Figure 7: Tools tab of RNA Seq pipeline
- Expression Modeller
This section allows you to choose an expression modeller from the integrated list of tools for counting the reads with the help of annotation file. Users will also have the freedom to set parameters corresponding to the tool.
- Differential Expression tool
Here you can choose a tool for quantifying differential expression and can also set parameters.
Figure 8: Tools tab of RNA Seq pipeline
9.5.10 Submitting the analysis¶
The Run tab consists of a Run button to initialize and proceed with the analysis. Progress bar present in the tab allows you to examine the extent to which the process has been completed.
Figure 9: Run tab of DNA Seq pipeline
Figure 10: Run tab of RNA Seq pipeline
9.5.11 Retrieving the data¶
Once the analysis is completed, iCOMIC will automatically move on to the Results tab which displays three major results.
- DNA-Seq
The results displayed for DNA seq workflow are listed below.
- Analysis Statistics
Displays a MultiQC consolidated report of overall analysis statistics. This includes FastQC reports, Alignment statistics and variant statistics.
- Variants called
On clicking this button a pop up with the vcf file of variants called will be displayed.
- Annotated variants
Displays the annotated vcf file
Figure 11: Results tab of DNA Seq pipeline
- RNA-seq
The results displayed for DNA seq workflow are listed below.
- Analysis Statistics
Displays a MultiQC consolidated report of overall analysis statistics. This includes FastQC reports and Alignment statistics
- Differentially Expressed Genes
On clicking this button a pop up with the list of differentially expressed genes will be displayed.
- Plots
Displays differentially expressed genes in R plots such as MA plot, Heatmap, PCA plot and box plot.

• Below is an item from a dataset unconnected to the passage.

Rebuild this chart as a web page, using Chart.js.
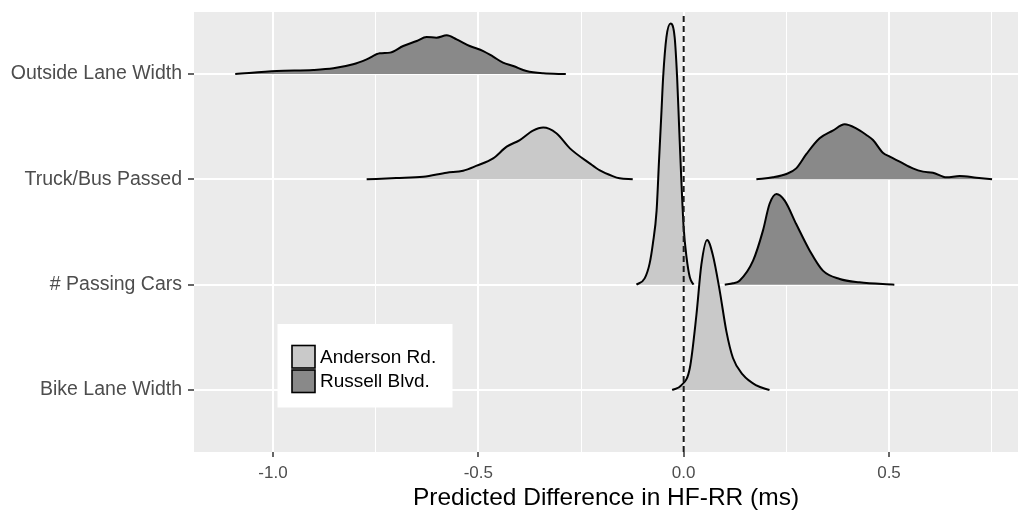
<!DOCTYPE html>
<html><head><meta charset="utf-8">
<script src="https://cdn.jsdelivr.net/npm/chart.js@4/dist/chart.umd.min.js"></script>
<style>html,body{margin:0;padding:0;background:#fff}#wrap{width:1018px;height:512px}</style>
</head><body><div id="wrap"><canvas id="c" width="1018" height="512"></canvas></div>
<script>
// rows, bottom (1) to top (4)
const categories = ['Bike Lane Width', '# Passing Cars', 'Truck/Bus Passed', 'Outside Lane Width'];
const seriesNames = ['Anderson Rd.', 'Russell Blvd.'];
const xTicks = [-1, -0.75, -0.5, -0.25, 0, 0.25, 0.5, 0.75];
const xMajor = [-1, -0.5, 0, 0.5];
const referenceX = 0;
const xTitle = 'Predicted Difference in HF-RR (ms)';

// ridge densities: x values and ridge heights (row units)
const outsideRussellX = [-1.092, -0.991, -0.902, -0.853, -0.805, -0.772, -0.740, -0.715, -0.683, -0.650, -0.626, -0.602, -0.577, -0.553, -0.521, -0.488, -0.464, -0.440, -0.415, -0.383, -0.342, -0.287];
const outsideRussellH = [0, 0.028, 0.038, 0.054, 0.092, 0.139, 0.196, 0.203, 0.266, 0.313, 0.351, 0.345, 0.367, 0.329, 0.266, 0.218, 0.165, 0.108, 0.076, 0.028, 0.006, 0];

const truckAndersonX = [-0.772, -0.700, -0.634, -0.577, -0.537, -0.504, -0.464, -0.431, -0.399, -0.367, -0.342, -0.310, -0.277, -0.229, -0.204, -0.173, -0.156, -0.124];
const truckAndersonH = [0, 0.012, 0.025, 0.063, 0.082, 0.130, 0.199, 0.310, 0.373, 0.462, 0.491, 0.437, 0.294, 0.152, 0.085, 0.031, 0.010, 0];

const truckRussellX = [0.177, 0.217, 0.250, 0.274, 0.299, 0.331, 0.363, 0.392, 0.420, 0.445, 0.461, 0.485, 0.502, 0.526, 0.558, 0.583, 0.607, 0.640, 0.672, 0.713, 0.751];
const truckRussellH = [0, 0.019, 0.051, 0.104, 0.241, 0.389, 0.462, 0.522, 0.484, 0.421, 0.373, 0.253, 0.215, 0.168, 0.104, 0.073, 0.063, 0.019, 0.032, 0.016, 0];

const carsAndersonX = [-0.115, -0.095, -0.083, -0.075, -0.066, -0.060, -0.054, -0.050, -0.042, -0.032, -0.022, -0.016, -0.011, -0.006, 0.000, 0.007, 0.015, 0.024];
const carsAndersonH = [0, 0.06, 0.20, 0.39, 0.70, 1.18, 1.65, 1.97, 2.35, 2.48, 2.35, 1.97, 1.49, 1.02, 0.54, 0.26, 0.07, 0];

const carsRussellX = [0.100, 0.120, 0.136, 0.169, 0.193, 0.209, 0.226, 0.246, 0.274, 0.307, 0.339, 0.380, 0.428, 0.513];
const carsRussellH = [0, 0.013, 0.038, 0.228, 0.513, 0.766, 0.861, 0.798, 0.576, 0.323, 0.133, 0.054, 0.022, 0];

const bikeAndersonX = [-0.028, -0.006, 0.015, 0.031, 0.043, 0.057, 0.071, 0.088, 0.104, 0.120, 0.144, 0.177, 0.209];
const bikeAndersonH = [0, 0.044, 0.209, 0.712, 1.187, 1.424, 1.282, 0.937, 0.557, 0.304, 0.146, 0.044, 0];

const fillColors = ['#C9C9C9', '#898989'];
const yMin = 0.4114, yMax = 4.5886;

function ridge(label, row, xs, hs, series) {
  return {
    label: label,
    data: xs.map((x, i) => ({x: x, y: row + hs[i]})),
    fill: {value: row},
    backgroundColor: fillColors[series],
    borderColor: '#000',
    borderWidth: 2,
    pointRadius: 0,
    cubicInterpolationMode: 'monotone',
    order: 1
  };
}

const datasets = [
  ridge(seriesNames[1], 4, outsideRussellX, outsideRussellH, 1),
  ridge(seriesNames[0], 3, truckAndersonX, truckAndersonH, 0),
  ridge(seriesNames[1], 3, truckRussellX, truckRussellH, 1),
  ridge(seriesNames[0], 2, carsAndersonX, carsAndersonH, 0),
  ridge(seriesNames[1], 2, carsRussellX, carsRussellH, 1),
  ridge(seriesNames[0], 1, bikeAndersonX, bikeAndersonH, 0),
  {
    label: 'ref',
    data: [{x: referenceX, y: yMin}, {x: referenceX, y: yMax}],
    borderColor: '#1a1a1a', borderWidth: 2, borderDash: [6, 4],
    pointRadius: 0, fill: false, order: -1
  }
];

const panelBg = {
  id: 'panelBg',
  beforeDraw(chart) {
    const {ctx, chartArea: a} = chart;
    ctx.save(); ctx.fillStyle = '#EBEBEB';
    ctx.fillRect(a.left, a.top, a.right - a.left, a.bottom - a.top);
    ctx.restore();
  }
};

const boxLegend = {
  id: 'boxLegend',
  afterDraw(chart) {
    const ctx = chart.ctx;
    ctx.save();
    ctx.fillStyle = '#fff';
    ctx.fillRect(277.5, 324, 175, 83.5);
    ctx.font = '19px "Liberation Sans", Arial, sans-serif';
    ctx.textBaseline = 'middle';
    seriesNames.forEach((name, i) => {
      const y = 345.5 + i * 24.5;
      ctx.fillStyle = fillColors[i];
      ctx.fillRect(292, y, 23, 22.5);
      ctx.strokeStyle = '#000'; ctx.lineWidth = 1.6;
      ctx.strokeRect(292, y, 23, 22.5);
      ctx.fillStyle = '#000';
      ctx.fillText(name, 320, y + 12);
    });
    ctx.restore();
  }
};

new Chart(document.getElementById('c'), {
  type: 'line',
  data: {datasets: datasets},
  plugins: [panelBg, boxLegend],
  options: {
    responsive: false, animation: false, devicePixelRatio: 1,
    layout: {padding: {top: 12, right: 0, left: 0, bottom: 0}},
    plugins: {legend: {display: false}, tooltip: {enabled: false}},
    scales: {
      x: {
        type: 'linear', min: -1.1924, max: 0.8141,
        afterBuildTicks: s => { s.ticks = xTicks.map(v => ({value: v})); },
        ticks: {
          autoSkip: false, maxRotation: 0, padding: 6,
          callback: v => xMajor.includes(v) ? v.toFixed(1) : '',
          font: {family: '"Liberation Sans", Arial, sans-serif', size: 17},
          color: '#4D4D4D'
        },
        grid: {
          color: '#fff',
          lineWidth: c => (c.tick && xMajor.includes(c.tick.value)) ? 2 : 1,
          tickColor: c => (c.tick && xMajor.includes(c.tick.value)) ? '#333' : 'rgba(0,0,0,0)',
          tickLength: 5, tickWidth: 1.5
        },
        border: {display: false},
        title: {display: true, text: xTitle, color: '#000',
          font: {family: '"Liberation Sans", Arial, sans-serif', size: 24.5},
          padding: {top: 0, bottom: -1}},
        afterFit: s => { s.height = 60; s.paddingLeft = 0; s.paddingRight = 0; }
      },
      y: {
        type: 'linear', min: yMin, max: yMax,
        afterBuildTicks: s => { s.ticks = categories.map((c, i) => ({value: i + 1})); },
        ticks: {
          autoSkip: false, padding: 6,
          callback: v => categories[v - 1],
          font: {family: '"Liberation Sans", Arial, sans-serif', size: 19.5},
          color: '#4D4D4D'
        },
        grid: {color: '#fff', lineWidth: 2, tickColor: '#333', tickLength: 6, tickWidth: 1.5},
        border: {display: false},
        afterFit: s => { s.width = 194; s.paddingTop = 0; s.paddingBottom = 0; }
      }
    }
  }
});
</script></body></html>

Figure 12: Results tab of RNA Seq pipeline
9.5.12 Analysis with BAM input¶
iCOMIC allows the user to start the analysis with aligned BAM files. For running iCOMIC with BAM files as input, the files should be sorted and stored in a folder named ‘results_dna/mapped’ or ‘results/mapped’ in the case DNA seq and RNA seq workflows respectively. The BAM files should be named in the format {sample}-{unit}-{condition}.sorted.bam
. It is advised that while choosing this approach, the input is provided as a table. The sample information should be specified as mentioned in section 3 with fq1 and fq2 columns empty.
9.5.13 Running cTaG¶
cTaG (classify TSG and OG) is a tool used to identify tumour suppressor genes (TSGs) and oncogenes (OGs) using somatic mutation data. A maf file is required to run the cTaG tool, it can either be generated from the DNA-Seq output vcf file in the results tab or browsed locally. Added to that, you can mention the parameters required to run the cTag in the parameters option provided.You can click on the run button to initialize the analysis, once the necessary files have been uploaded. Once the analysis is completed, you can click on the Results button to view the results.
Figure 13: cTaG tab
9.5.14 Running NBDriver¶
NBDriver (NEIGHBORHOOD Driver) is a tool used to differentiate between driver and passenger mutations. A vcf file is required to run NBDriver, it can either be browsed from the DNA-Seq output directory or locally. In order to run NBDriver, the user needs to download the hg19 reference genome from this link and put it in the "/icomic/NBDriver_iCOMIC/"
directory. You can click on the run button to initialize the analysis, once the necessary files have been uploaded. Once the analysis is completed, you can click on the Results button to view the results.
Figure 14: NBDriver tab
9.6 Retrieving logs¶
The Logs tab at the bottom of each section in the GUI displays the commands executed by the user. Seperate log for each tools are available inside logs folder created during the analysis. The user can check the log files at any time.